Surely, the activities of the Legislature and the Governor should be limited during the months leading up to an election or budget deadline. The California Legislature is just as responsible for the energy crisis and the enormous budget deficit as Governor Davis. As Lt. Governor Bustamante admitted -- referring to California government -- during the major recall candidate debate, "We spent too much." Therefore, like Davis, the violators in the Assembly and Senate should be strongly considered for recall.

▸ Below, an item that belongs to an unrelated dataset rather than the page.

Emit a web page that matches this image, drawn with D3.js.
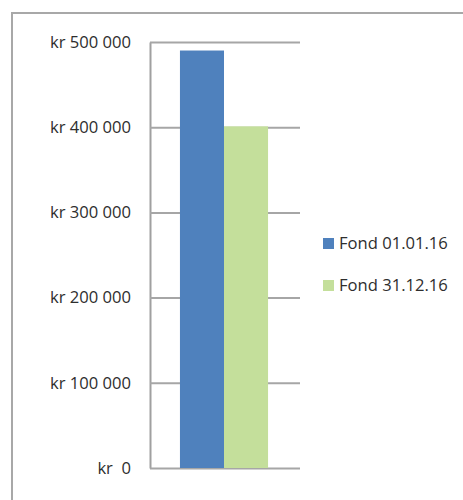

WATCH DOGS OR ATTACK DOGS?
October 9, 2003
If there was ever any doubt about how the condescending media and political elite feel about what they consider the electorate rabble out here in America, it was thoroughly dispelled by serial anti-democracy news reports, punishing editorials and commentary, and the television talking heads, professional party pundits and career politicians who lined-up against the voter recall of California Governor Davis. What's even more disturbing is the fact that those who are supposed to be our watchdogs, have turned on us as attack dogs.
Clearly, the sovereignty of the people has been so marginalized by the powerful few who exercise control over government and society on a daily basis, when voters happen to exercise their franchise and constitutional rights in any significant way, the power-elite have political fits. Demeaning the electorate for making any decisions about their government, disapproved of by the establishment, amounts to little more than perpetuating the elitist stuff of those who believe that the people are too ignorant and unsophisticated to govern themselves -- even though 5th century BC Athenians built one of the greatest civilizations in history with the first democracy, which was direct democracy.
Fear mongering about mob rule and tyranny of the majority is simply nonsense. If anything, the tyranny of the few has done the damage to our society. The Founders' concern about too much democracy could not have envisioned how government empire builders and the courts would transform what was supposed to be a republic of citizen representative democracy into monolithic federal and state governments replete with activist courts, burgeoning bureaucracies and elected officials, seduced by a corrupted system of personal power, who hold their political careers above the best interests of the people.
That's why we simple folk in California stopped government's abuse of destructive taxation with Proposition 13 in 1978. And that's why we the people, consisting of Republican, Democrat and independent voters, threw an inept, power-hungry governor out of office -- biting, kicking, whining and scratching -- to cut our losses.
If the Founders were alive today, they would undoubtedly follow Thomas Jefferson's dream of a more pure democracy, simply because we have evolved into a better-informed, more sophisticated, high technology society. Indeed, what we need now is more democracy, not less. We need secure voting networks connected to voter's homes. We need well-compensated, nonpartisan, professional government managers instead of partisan career politicians. We need to conduct all elections and communications with our elected government managers, and between ourselves, over the voting networks. Truthfully informed voters would decide all matters of taxation and public policy. Our managers would handle the details of no more government than we need. There would be no need for campaign financing, and no room for lobbyists, special interests or influence peddling. And the managers would be confirmed annually. If they are doing their job, they stay. If not, they go.
Of course, nonpartisan direct representative democracy with voting networks would take a constitutional amendment, which would be up to us to make happen. California is the best place to start.